Environmental scientist Stephanie Spera, an assistant professor of physical geography at the University of Richmond, is studying the impact of climate change on fall foliage in Maine’s Acadia National Park. In addition to analyzing satellite data, she is enlisting scores of ‘citizen scientists’ who are encouraged to send in their fall photos taken in the park from the Eisenhower Administration to the age of Instagram.
Spera, a proud native New Englander, tells Callaway Climate Insights that “Granite runs through my veins.” As such, this project is personal for her. The goal of her research is to understand how changes in temperature and precipitation have affected the timing and duration of fall foliage in Acadia, and how these fluctuations have impacted the number of park visitors. As she points out, “Such changes have important implications for the local economies of towns on and around Mount Desert Island.”
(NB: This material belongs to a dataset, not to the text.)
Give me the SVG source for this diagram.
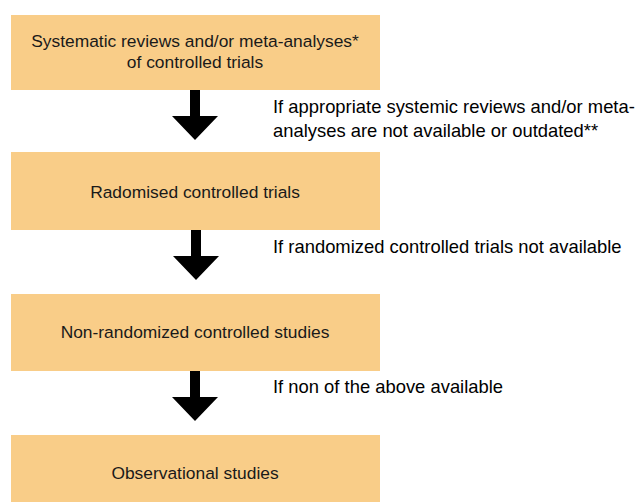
<svg xmlns="http://www.w3.org/2000/svg" width="639" height="502" viewBox="0 0 639 502">
  <style>
    .box { fill: #F9CD88; }
    .boxtext { font-family: "Liberation Sans", Arial, sans-serif; font-size: 17.4px; fill: #1a1a1a; text-anchor: middle; }
    .note { font-family: "Liberation Sans", Arial, sans-serif; font-size: 18.4px; fill: #000; }
    .arrow { fill: #000; }
  </style>
  <defs>
    <path id="down-arrow" class="arrow" d="M-5,0 H5 V26 H23 L0,50 L-23,26 H-5 Z"/>
  </defs>
  <rect width="639" height="502" fill="#fff"/>

  <g id="node-systematic-reviews">
    <rect class="box" x="11" y="15" width="369" height="75"/>
    <text class="boxtext" x="195" y="47">Systematic reviews and/or meta-analyses*</text>
    <text class="boxtext" x="195" y="68">of controlled trials</text>
  </g>

  <g id="node-rct">
    <rect class="box" x="11" y="152" width="369" height="78"/>
    <text class="boxtext" x="195" y="198">Radomised controlled trials</text>
  </g>

  <g id="node-nonrandomized">
    <rect class="box" x="11" y="294" width="369" height="77"/>
    <text class="boxtext" x="195" y="338">Non-randomized controlled studies</text>
  </g>

  <g id="node-observational">
    <rect class="box" x="11" y="435" width="369" height="67"/>
    <text class="boxtext" x="195" y="479">Observational studies</text>
  </g>

  <g id="connectors">
    <use href="#down-arrow" x="195" y="90"/>
    <use href="#down-arrow" x="196" y="230"/>
    <use href="#down-arrow" x="195" y="371"/>
    <text class="note" x="273" y="113">If appropriate systemic reviews and/or meta-</text>
    <text class="note" x="273" y="137">analyses are not available or outdated**</text>
    <text class="note" x="273" y="253">If randomized controlled trials not available</text>
    <text class="note" x="273" y="393">If non of the above available</text>
  </g>
</svg>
Utilizing archival and photographic sources, a clear pattern can be deciphered at this picturesque campground over time. Spera notes that “In the 1950s, peak fall foliage in the area was taking place around October 4-5, whereas it doesn’t now occur until Oct. 12-13. Severe droughts and extreme precipitation events — both of which are becoming more prevalent in the Northeast — are contributory factors. In analyzing the climate data, nighttime temperatures in particular are getting warmer, and the number of days with downpours are also increasing.”
On Wall Street, there’s an old expression that “The trend is your friend.” Alas, long-term fall foliage trends in the many New England towns that depend on autumn tourist dollars aren’t altogether auspicious. How long all those brilliant purples and browns can reliably continue to pull in the green is increasingly up for debate.